Desperate times call for desperate measures; faced with the prospect of Neil Gorsuch being named to the Supreme Court, Matt Stoller thinks that time is here. He offers this fusillade of suggestions for curbing SCOTUS:
It’s time for citizens to demand that Congress stop kow-towing to the legal establishment club and use their own power to reshape the Supreme Court to serve American democracy. Nothing in the Constitution prevents our making the Supreme Court a panel of a hundred judges, so that offending one wouldn’t be a big deal. Nothing prevents forcing the sitting judges to ride circuit all over the country, so that a Samuel Alito or Clarence Thomas couldn’t just sit in D.C. and radiate power outward to parts of the country they never see. Nothing prevents Congress from putting televisions in the court, so that Americans can watch the people who are making crucial decisions that affect—and curtail—their rights. Nothing prevents Congress from investigating the judicial junkets that the justices now soak up, such as the luxury hunting trip funded by wealthy interests that Scalia was savoring when he died. Nothing prevents the executive branch from indicting Clarence Thomas for taking a half a million dollars in bribes undisclosed through his wife’s relationship with right-wing think tanks (yes, he did this, and yes, the Obama administration did nothing about it). Nothing prevents Congress from simply limiting the jurisdiction of the court, and exempting key laws from judicial review should the court thwart the obvious needs of a democratic society.
That, it must be admitted, is quite an agenda; and you thought that conservatives were the ones whipping up animosity against the courts?
Stoller does add this caveat: "None of this," he cautions, "should be done lightly. Congress needs to make a case, a very public one, that the court is standing against the needs of our democracy, before embarking on the reformist options embedded in the Constitution."
In the end, however, Stoller believes that the notion of judicial independence is but a fiction and that Supreme Court justices (Stoller doesn't weigh in on judges in general) are but politicians in black robes:
But fundamentally, Congress needs to recognize that the Supreme Court is a political institution and is shaped by politics. If Senate Majority Leader Mitch McConnell is willing to subvert norms to seize power on the court, the strategy can’t be to wait forty years until [Neil]Gorsuch is gone. It must be to reclaim the court for American democracy. And that means understanding that the court is actually susceptible to public opinion. The justices are at the end of the day simply politicians, and the Constitution is a very flexible document.

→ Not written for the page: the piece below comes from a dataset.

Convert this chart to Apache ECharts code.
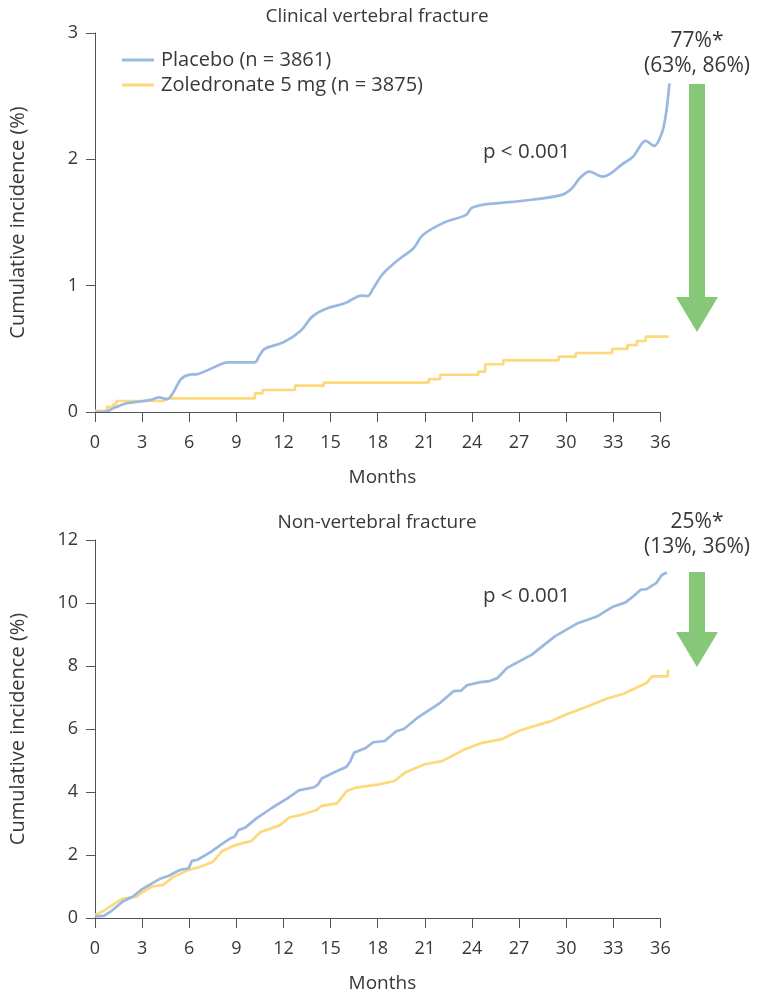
<!DOCTYPE html>
<html><head><meta charset="utf-8">
<script src="https://cdn.jsdelivr.net/npm/echarts@6/dist/echarts.min.js"></script>
<style>html,body{margin:0;padding:0;background:#fff}#c{width:757px;height:994px}</style>
</head><body><div id="c"></div>
<script>
// ---- Data (months, cumulative incidence %) ----
const xTicks = [0,3,6,9,12,15,18,21,24,27,30,33,36];
const vertPlaceboX = [0,0.57,1.3,2.03,3.0,3.61,4.1,4.58,4.95,5.48,6.04,6.53,7.38,8.48,10.18,10.43,10.79,12.0,13.1,13.83,14.68,15.9,17.0,17.36,17.72,18.33,19.3,20.28,20.88,22.22,23.63,23.93,24.17,24.65,27.82,29.77,30.37,30.86,31.47,32.32,33.66,34.27,35.07,35.6,36.09,36.33,36.58];
const vertPlaceboY = [0,0.0,0.037,0.069,0.085,0.098,0.116,0.10,0.148,0.261,0.296,0.30,0.343,0.393,0.393,0.438,0.499,0.552,0.644,0.755,0.816,0.86,0.921,0.918,0.979,1.093,1.203,1.296,1.401,1.499,1.56,1.61,1.625,1.64,1.68,1.721,1.771,1.85,1.903,1.863,1.969,2.022,2.146,2.106,2.206,2.338,2.602];
const vertZolX = [0,0.76,1.18,1.37,4.4,10.18,10.67,12.73,14.56,21.25,21.98,24.41,24.85,26.0,29.52,30.62,32.93,33.9,34.5,35.07,36.53];
const vertZolY = [0.01,0.04,0.063,0.087,0.108,0.148,0.174,0.208,0.232,0.261,0.295,0.319,0.378,0.409,0.438,0.467,0.499,0.530,0.562,0.597,0.597];
const nonvPlaceboX = [0,0.57,1.06,1.79,2.4,3.0,4.1,4.7,5.44,5.97,6.17,6.53,7.38,8.23,8.6,8.89,9.13,9.57,10.3,11.28,12.25,12.98,13.95,14.2,14.44,15.17,16.02,16.26,16.5,17.24,17.72,18.45,19.18,19.67,20.52,21.98,22.83,23.32,23.68,24.53,25.14,25.63,26.24,27.82,29.28,30.74,31.95,32.93,33.78,34.27,34.75,35.12,35.73,36.09,36.41];
const nonvPlaceboY = [0.053,0.07,0.23,0.53,0.675,0.918,1.235,1.34,1.53,1.58,1.815,1.85,2.1,2.4,2.52,2.58,2.79,2.87,3.17,3.5,3.8,4.05,4.15,4.24,4.43,4.61,4.8,4.98,5.25,5.4,5.58,5.62,5.93,6.0,6.35,6.83,7.2,7.22,7.39,7.49,7.52,7.62,7.94,8.36,8.94,9.36,9.57,9.87,10.02,10.21,10.42,10.44,10.63,10.89,10.97];
const nonvZolX = [0,0.57,1.3,1.79,2.64,3.0,3.61,4.34,4.95,5.92,6.65,7.5,8.11,8.84,9.33,9.94,10.55,11.76,12.37,13.1,14.07,14.44,15.41,16.02,16.63,18.09,19.06,19.79,21.0,22.1,23.44,24.65,25.87,27.09,29.03,30.0,31.47,32.56,33.66,35.12,35.48,36.45,36.5];
const nonvZolY = [0.095,0.23,0.475,0.62,0.68,0.81,1.0,1.05,1.29,1.52,1.62,1.78,2.13,2.29,2.37,2.44,2.73,2.94,3.19,3.27,3.42,3.56,3.64,4.03,4.14,4.24,4.35,4.63,4.88,4.98,5.33,5.56,5.67,5.96,6.25,6.46,6.74,6.96,7.12,7.46,7.67,7.67,7.88];
const seriesNames = ['Placebo (n = 3861)', 'Zoledronate 5 mg (n = 3875)'];
const titles = ['Clinical vertebral fracture', 'Non-vertebral fracture'];
const pTexts = ['p < 0.001', 'p < 0.001'];
const effects = [['77%*', '(63%, 86%)'], ['25%*', '(13%, 36%)']];

const zip = (xs, ys) => xs.map((x, i) => [x, ys[i]]);
const FONT = 'Open Sans';
const BLUE = '#9bb8e2', YELLOW = '#fdd97c', GREEN = '#86c878', TXT = '#383838', AX = '#555';
const X_LAST = xTicks[xTicks.length - 1];
const X_EXT = 36.6; // curves run slightly past the last tick

const chart = echarts.init(document.getElementById('c'), null, {renderer: 'canvas'});

function xAx(gi) {
  return {gridIndex: gi, type: 'value', min: 0, max: X_EXT,
    name: 'Months', nameLocation: 'middle', nameGap: 56,
    nameTextStyle: {fontFamily: FONT, fontSize: 19, color: TXT},
    axisLine: {show: false},
    axisTick: {show: true, length: 10, customValues: xTicks, lineStyle: {color: AX}},
    axisLabel: {fontFamily: FONT, fontSize: 18, color: TXT, margin: 22, customValues: xTicks},
    splitLine: {show: false}};
}
function yAx(gi, max, interval) {
  return {gridIndex: gi, type: 'value', min: 0, max: max, interval: interval,
    name: 'Cumulative incidence (%)', nameLocation: 'middle', nameGap: 67,
    nameTextStyle: {fontFamily: FONT, fontSize: 20, color: TXT},
    axisLine: {show: true, lineStyle: {color: AX, width: 1}},
    axisTick: {show: true, length: 9, lineStyle: {color: AX}},
    axisLabel: {fontFamily: FONT, fontSize: 18, color: TXT, margin: 17},
    splitLine: {show: false}};
}
function arrow(top, shaftEnd, headEnd) {
  return [
    {type: 'rect', shape: {x: 689, y: top, width: 16, height: shaftEnd - top}, style: {fill: GREEN}},
    {type: 'polygon', shape: {points: [[676, shaftEnd], [718, shaftEnd], [697, headEnd]]}, style: {fill: GREEN}}
  ];
}
function txt(x, y, s, size, align) {
  return {type: 'text', x: x, y: y, style: {text: s, fontFamily: FONT, fontSize: size, fill: TXT, align: align || 'center', verticalAlign: 'middle'}};
}
const baseLine = {
  silent: true, symbol: ['none', 'none'], animation: false,
  label: {show: false}, lineStyle: {color: AX, width: 1, type: 'solid'},
  data: [[{coord: [0, 0]}, {coord: [X_LAST, 0]}]]
};

const lineBase = {type: 'line', showSymbol: false, symbol: 'none'};

chart.setOption({
  animation: false,
  textStyle: {fontFamily: FONT},
  grid: [
    {left: 94, width: 575.8, top: 33, height: 379},
    {left: 94, width: 575.8, top: 540, height: 379}
  ],
  xAxis: [xAx(0), xAx(1)],
  yAxis: [yAx(0, 3, 1), yAx(1, 12, 2)],
  legend: {orient: 'vertical', left: 117, top: 45, itemWidth: 32, itemHeight: 3, itemGap: 5, icon: 'rect',
    data: seriesNames, textStyle: {fontFamily: FONT, fontSize: 20, color: TXT, padding: [0, 0, 0, 2]}},
  series: [
    Object.assign({}, lineBase, {name: seriesNames[1], xAxisIndex: 0, yAxisIndex: 0, step: 'end', z: 2,
      data: zip(vertZolX, vertZolY), itemStyle: {color: YELLOW}, lineStyle: {width: 2.7, color: YELLOW},
      markLine: baseLine}),
    Object.assign({}, lineBase, {name: seriesNames[0], xAxisIndex: 0, yAxisIndex: 0, smooth: 0.35, z: 3,
      data: zip(vertPlaceboX, vertPlaceboY), itemStyle: {color: BLUE}, lineStyle: {width: 2.7, color: BLUE}}),
    Object.assign({}, lineBase, {name: seriesNames[1], xAxisIndex: 1, yAxisIndex: 1, z: 2,
      data: zip(nonvZolX, nonvZolY), itemStyle: {color: YELLOW}, lineStyle: {width: 2.7, color: YELLOW},
      markLine: baseLine}),
    Object.assign({}, lineBase, {name: seriesNames[0], xAxisIndex: 1, yAxisIndex: 1, z: 3,
      data: zip(nonvPlaceboX, nonvPlaceboY), itemStyle: {color: BLUE}, lineStyle: {width: 2.7, color: BLUE}})
  ],
  graphic: [
    txt(377, 17, titles[0], 19), txt(377, 523, titles[1], 19),
    txt(483, 152, pTexts[0], 20.5, 'left'), txt(483, 596, pTexts[1], 20.5, 'left'),
    txt(697, 41, effects[0][0], 21), txt(697, 66, effects[0][1], 21),
    txt(697, 522, effects[1][0], 21), txt(697, 547, effects[1][1], 21)
  ].concat(arrow(84, 297, 332), arrow(572, 632, 667))
});
</script></body></html>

Of course, if justices are politicians, then they should be elected rather than appointed, an idea that has made Charlie Pierce's list of "the worst ideas in American politics" (Pierce considers a "balanced-budget" amendment to be the absolute worst). I'm not sure that Neil Gorsuch, or the Roberts Court in general, or the corporate-friendly rulings of Ginsburg and Breyer, are worth abandoning our belief (naive as it may be) that courts can sometimes rise above narrow partisan interests to actually safeguard our liberties; and given the tenor of politics these days, I'd hate to see the judiciary thrown into the fray.